Once pointed at an S3 target, Macie automatically scours the data and classifies it by file and content type, using both file metadata and the raw content. Like other ML software, AWS pre-trained Macie's machine classifier using a corpus of common content types. Once classified, Macie automatically assigns a decile risk level. Both the classifications and risk scores can be customized using the AWS management console, which also displays a dashboard summarizing content types and risk profile. Unlike most DLP products, Macie's degree of automation means it's incredibly easy to setup; after configuring some account security settings, just point at some S3 buckets and let it chew away at the data.

Google DLP: meant for developers, but powerful capabilities

It doesn't hype the AI connection, but Google likely preceded AWS in applying learning algorithms to DLP over a year ago when it introduced a DLP scanning engine for enterprise Gmail customers.
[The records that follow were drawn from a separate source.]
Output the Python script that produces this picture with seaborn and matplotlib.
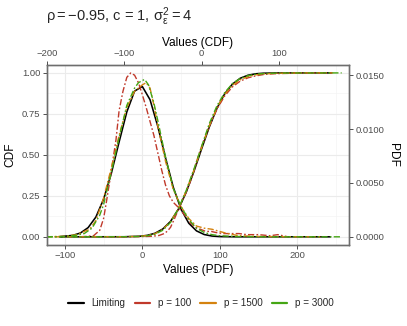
import numpy as np
import pandas as pd
import matplotlib
matplotlib.use("Agg")
import matplotlib.pyplot as plt
import seaborn as sns
from matplotlib.lines import Line2D
from matplotlib.ticker import MultipleLocator, FixedLocator

# ---------------- data ----------------
series_names = ["Limiting", "p = 100", "p = 1500", "p = 3000"]
series_colors = ["#000000", "#C0392B", "#D4820F", "#45A614"]

# PDF curves (x on bottom axis "Values (PDF)", y on right axis "PDF")
pdf_x_limiting = [-106, -90, -80, -70, -60, -50, -40, -30, -20, -10, 0, 10, 20, 30,
                  40, 50, 60, 70, 80, 90, 100, 120, 150, 200, 243]
pdf_y_limiting = [0.00002, 0.00013, 0.00035, 0.00085, 0.00183, 0.00349, 0.00589,
                  0.00879, 0.01159, 0.01352, 0.01395, 0.01272, 0.01025, 0.00731,
                  0.00460, 0.00257, 0.00126, 0.00055, 0.00021, 0.00007, 0.00002,
                  0.0, 0.0, 0.0, 0.0]

pdf_x_p100 = [-80, -70, -63, -55, -50, -46, -42, -38, -34, -30, -25, -20, -15, -10,
              -5, 0, 5, 10, 15, 20, 25, 30, 35, 40, 47, 55, 62, 68, 75, 82, 89, 95,
              105, 115, 125, 135, 150, 165, 175, 188]
pdf_y_p100 = [0.0, 0.00005, 0.0001, 0.0006, 0.0017, 0.0034, 0.0052, 0.0071, 0.0090,
              0.0117, 0.0135, 0.0148, 0.0152, 0.0150, 0.0143, 0.0132, 0.0120, 0.0107,
              0.0094, 0.0078, 0.0062, 0.0048, 0.0038, 0.0032, 0.0027, 0.0020, 0.0013,
              0.0009, 0.0007, 0.0005, 0.0005, 0.0004, 0.0003, 0.0003, 0.0003, 0.0002,
              0.0002, 0.0001, 0.0002, 0.0]

pdf_x_p1500 = [-124, -100, -85, -75, -68, -60, -50, -40, -30, -20, -10, -5, 0, 5, 10,
               15, 20, 30, 40, 50, 60, 70, 80, 90, 100, 110, 125, 150, 200, 230]
pdf_y_p1500 = [0.0, 0.00005, 0.0002, 0.0005, 0.0007, 0.0015, 0.0036, 0.0064, 0.0094,
               0.0120, 0.0135, 0.0138, 0.0141, 0.0143, 0.0138, 0.0122, 0.0103, 0.0070,
               0.0044, 0.0028, 0.0017, 0.0010, 0.0008, 0.0007, 0.0005, 0.0003, 0.0001,
               0.00003, 0.0, 0.0]

pdf_x_p3000 = [-124, -100, -85, -75, -65, -55, -50, -40, -30, -20, -10, -5, 0, 3, 8,
               15, 20, 30, 40, 50, 60, 70, 80, 90, 100, 120, 160, 258]
pdf_y_p3000 = [0.0, 0.00003, 0.00015, 0.0003, 0.0008, 0.0020, 0.0030, 0.0060, 0.0092,
               0.0122, 0.0138, 0.0143, 0.0145, 0.0146, 0.0141, 0.0124, 0.0108, 0.0074,
               0.0045, 0.0028, 0.0016, 0.0008, 0.0004, 0.0002, 0.0001, 0.00003, 0.0, 0.0]

# CDF curves (x on top axis "Values (CDF)", y on left axis "CDF")
cdf_x_limiting = [-183, -100, -80, -70, -60, -50, -40, -30, -20, -10, 0, 10, 20, 30,
                  40, 50, 60, 70, 80, 100, 168]
cdf_y_limiting = [0.0, 0.0003, 0.0033, 0.0089, 0.0218, 0.0478, 0.0941, 0.1673, 0.2696,
                  0.3963, 0.535, 0.6695, 0.785, 0.8729, 0.932, 0.9673, 0.9858, 0.9945,
                  0.9981, 0.9998, 1.0]

cdf_x_p100 = [-120, -80, -65, -55, -48, -44, -40, -35, -30, -25, -20, -15, -10, -5, 0,
              10, 20, 30, 40, 50, 60, 70, 80, 90, 100, 120, 140, 160]
cdf_y_p100 = [0.0, 0.001, 0.003, 0.008, 0.02, 0.035, 0.058, 0.11, 0.165, 0.22, 0.27,
              0.33, 0.40, 0.48, 0.55, 0.675, 0.78, 0.86, 0.915, 0.95, 0.97, 0.982,
              0.99, 0.994, 0.996, 0.998, 0.999, 1.0]

cdf_x_p1500 = [-190, -100, -80, -70, -60, -50, -40, -30, -20, -10, 0, 10, 20, 30, 40,
               50, 60, 70, 80, 100, 130, 170]
cdf_y_p1500 = [0.0, 0.0005, 0.003, 0.008, 0.019, 0.045, 0.092, 0.172, 0.278, 0.405,
               0.542, 0.677, 0.790, 0.870, 0.925, 0.958, 0.977, 0.988, 0.994, 0.998,
               1.0, 1.0]

cdf_x_p3000 = [-200, -100, -80, -70, -60, -50, -40, -30, -20, -10, 0, 10, 20, 30, 40,
               50, 60, 70, 80, 100, 181]
cdf_y_p3000 = [0.0, 0.0003, 0.002, 0.006, 0.016, 0.040, 0.088, 0.170, 0.280, 0.410,
               0.550, 0.690, 0.800, 0.880, 0.935, 0.966, 0.983, 0.992, 0.996, 0.999, 1.0]

pdf_x_ticks = [-100, 0, 100, 200]
cdf_x_ticks = [-200, -100, 0, 100]
cdf_y_ticks = [0.0, 0.25, 0.5, 0.75, 1.0]
pdf_y_ticks = [0.0, 0.005, 0.010, 0.015]

title_text = r"$\rho = -0.95$, c = 1, $\sigma^{2}_{\varepsilon} = 4$"

# ---------------- tables ----------------
pdf_frames = []
for name, xs, ys in zip(series_names,
                        [pdf_x_limiting, pdf_x_p100, pdf_x_p1500, pdf_x_p3000],
                        [pdf_y_limiting, pdf_y_p100, pdf_y_p1500, pdf_y_p3000]):
    pdf_frames.append(pd.DataFrame({"x": xs, "y": ys, "series": name}))
pdf_df = pd.concat(pdf_frames, ignore_index=True)

cdf_frames = []
for name, xs, ys in zip(series_names,
                        [cdf_x_limiting, cdf_x_p100, cdf_x_p1500, cdf_x_p3000],
                        [cdf_y_limiting, cdf_y_p100, cdf_y_p1500, cdf_y_p3000]):
    cdf_frames.append(pd.DataFrame({"x": xs, "y": ys, "series": name}))
cdf_df = pd.concat(cdf_frames, ignore_index=True)

# ---------------- style ----------------
sns.set_theme(style="white")
plt.rcParams["font.family"] = ["Liberation Sans", "DejaVu Sans"]
plt.rcParams["mathtext.fontset"] = "custom"
plt.rcParams["mathtext.rm"] = "Liberation Sans"
plt.rcParams["mathtext.it"] = "Liberation Sans"
plt.rcParams["mathtext.bf"] = "Liberation Sans:bold"

palette = dict(zip(series_names, series_colors))
dashdot = (4.5, 1.6, 1.2, 1.6)
dashes = {"Limiting": "", "p = 100": dashdot, "p = 1500": dashdot, "p = 3000": dashdot}
sizes = {"Limiting": 1.15, "p = 100": 1.0, "p = 1500": 1.0, "p = 3000": 1.0}

fig = plt.figure(figsize=(4.07, 3.26), dpi=100)
L, R, T, B = 46.7 / 407, 349 / 407, 64.7 / 326, 245 / 326
ax = fig.add_axes([L, 1 - B, R - L, B - T])
ax.set_facecolor("white")

ax_r = ax.twinx()   # PDF values
ax_t = ax.twiny()   # CDF x-values

ax.set_xlim(-123.5, 267)
ax.set_ylim(-0.05, 1.05)
ax_t.set_xlim(-200, 190.5)
ax_r.set_ylim(-0.05 * 0.01521, 1.05 * 0.01521)

# grid on base axes
ax.xaxis.set_major_locator(FixedLocator(pdf_x_ticks))
ax.xaxis.set_minor_locator(MultipleLocator(50))
ax.yaxis.set_major_locator(FixedLocator(cdf_y_ticks))
ax.yaxis.set_minor_locator(MultipleLocator(0.125))
ax.grid(True, which="major", color="#EBEBEB", linewidth=0.8)
ax.grid(True, which="minor", color="#F3F3F3", linewidth=0.45)
ax.set_axisbelow(True)
ax_r.grid(False)
ax_t.grid(False)

sns.lineplot(data=pdf_df, x="x", y="y", hue="series", style="series", size="series",
             hue_order=series_names, style_order=series_names, size_order=series_names,
             palette=palette, dashes=dashes, sizes=sizes, estimator=None,
             legend=False, ax=ax_r)
sns.lineplot(data=cdf_df, x="x", y="y", hue="series", style="series", size="series",
             hue_order=series_names, style_order=series_names, size_order=series_names,
             palette=palette, dashes=dashes, sizes=sizes, estimator=None,
             legend=False, ax=ax_t)

ax_t.set_ylim(-0.05, 1.05)
ax_r.set_xlim(-123.5, 267)
ax_t.set_xlim(-200, 190.5)

# ticks
tick_col = "#4D4D4D"
for a in (ax, ax_r, ax_t):
    a.tick_params(axis="both", which="major", length=3, width=0.6, color="#333333",
                  labelsize=6.8, labelcolor=tick_col, pad=1.5, direction="out")
    a.tick_params(axis="both", which="minor", length=0)
    for s in a.spines.values():
        s.set_color("#6E6E6E")
        s.set_linewidth(0.9)

ax.set_xticks(pdf_x_ticks)
ax.set_xticklabels(["\u2212100", "0", "100", "200"])
ax.set_yticks(cdf_y_ticks)
ax.set_yticklabels(["0.00", "0.25", "0.50", "0.75", "1.00"])
ax_t.set_xticks(cdf_x_ticks)
ax_t.set_xticklabels(["\u2212200", "\u2212100", "0", "100"])
ax_t.xaxis.set_minor_locator(FixedLocator([]))
ax_r.set_yticks(pdf_y_ticks)
ax_r.set_yticklabels(["0.0000", "0.0050", "0.0100", "0.0150"])
ax_r.yaxis.set_minor_locator(FixedLocator([]))

ax.set_xlabel("Values (PDF)", fontsize=8.6, color="black", labelpad=2.5)
ax.set_ylabel("CDF", fontsize=8.6, color="black", labelpad=4)
ax_t.set_xlabel("Values (CDF)", fontsize=8.6, color="black", labelpad=2.5)
ax_r.set_ylabel("PDF", fontsize=8.6, color="black", rotation=270, labelpad=11)

fig.text(46 / 407, 1 - 17 / 326, title_text, fontsize=10.5, ha="left", va="center")

handles = [Line2D([0], [0], color=c, lw=1.6) for c in series_colors]
fig.legend(handles, series_names, loc="center", bbox_to_anchor=(0.494, 1 - 303 / 326),
           ncol=4, frameon=False, fontsize=7.1, handlelength=1.6, handletextpad=0.8,
           columnspacing=0.9, borderaxespad=0)

fig.savefig("out.png", dpi=100)
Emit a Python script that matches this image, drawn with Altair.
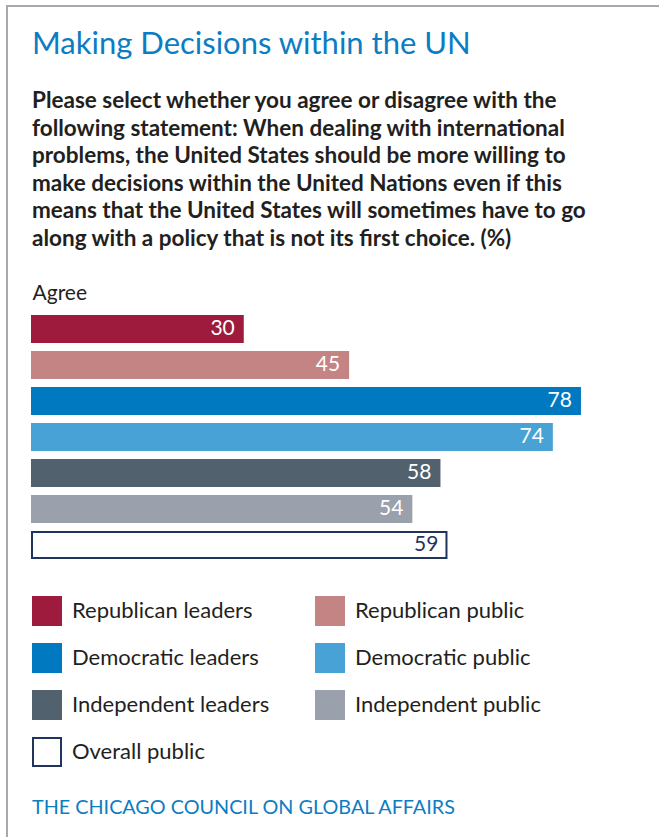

Although DLP policies are organized by a set of rules, the underlying content scanning almost certainly uses deep learning modules to automatically detect things like credit card or personal ID numbers even when they're embedded in rich attachments like slide decks and images. Last January, the company extended the DLP feature to protect any file in Google Drive.

The G Suite DLP feature uses technology Google later exposed as a standalone service via a set of Google Cloud DLP APIs. As its product manager summarizes the features,

The DLP API gives GCP users access to a classification engine that includes over 40 predefined content templates for credit card numbers, social security numbers, phone numbers and other sensitive data. Users send the API textual data or images and get back metadata such as likelihood and offsets (for text) and bounding boxes (for images).

Like all ML algorithms, the DLP API generates a probability score used to classify the likelihood that a given set of data matches one of the protected data types. Of course, the algorithms work on text, as is best seen by trying this demo application, but what makes Google's system so impressive is that it also works with images, for example, numbers from a scanned credit card as it showed in this presentation. The DLP API currently works with data stored in Google Cloud Storage (object) BigQuery (data warehouse), and Cloud Datastore (NoSQL database), but since it's a REST API, can also be integrated with external data sources.

My take, others to follow

Using machine intelligence in the form of DLP information classification and identification is the most significant advance in the product category's history. Although Amazon and Google are leading the charge, others will surely follow. For example, the Azure Information Protection service currently uses metadata and policy labels to classify data sensitivity. Adding machine intelligence to automatically tag and scan data seems like an obvious extension to this DLP and rights management engine.

Similarly, SAP is applying ML to a variety of business processes such as invoice processing, brand recognition and penetration and customer sentiment analysis. Given the vast amount of enterprise data stored in SAP systems, adding AI-powered DLP seems obvious and when asked about the possibility, Markus Noga, SAP's VP of ML, admitted he'd heard the request from customers, but that DLP currently isn't a high priority. I expect that to change.

DLP is also a natural fit for IBM's cognitive service, Watson, which has already applied ML technology to security threat analysis via the QRadar Advisor. Indeed, an IBM Research paper has documented a deep learning system for DLP that can automatically detect sensitive content in Office documents and PDFs. Don't be surprised when an evolution of this technology shows up in an IBM service.

The problem with traditional DLP software is the inherent limitation of understanding only metadata and text content. It's a fatal flaw in today's rich media world where people are more likely to share information using photos, voice or video clips. AI, particularly deep learning, is the key to unlocking the significance of such data and will become a prerequisite in future DLP software where it's not good enough being able to scan emails when your millennial employees are collaborating on Facetime, Duo, Snapchat and WhatsApp.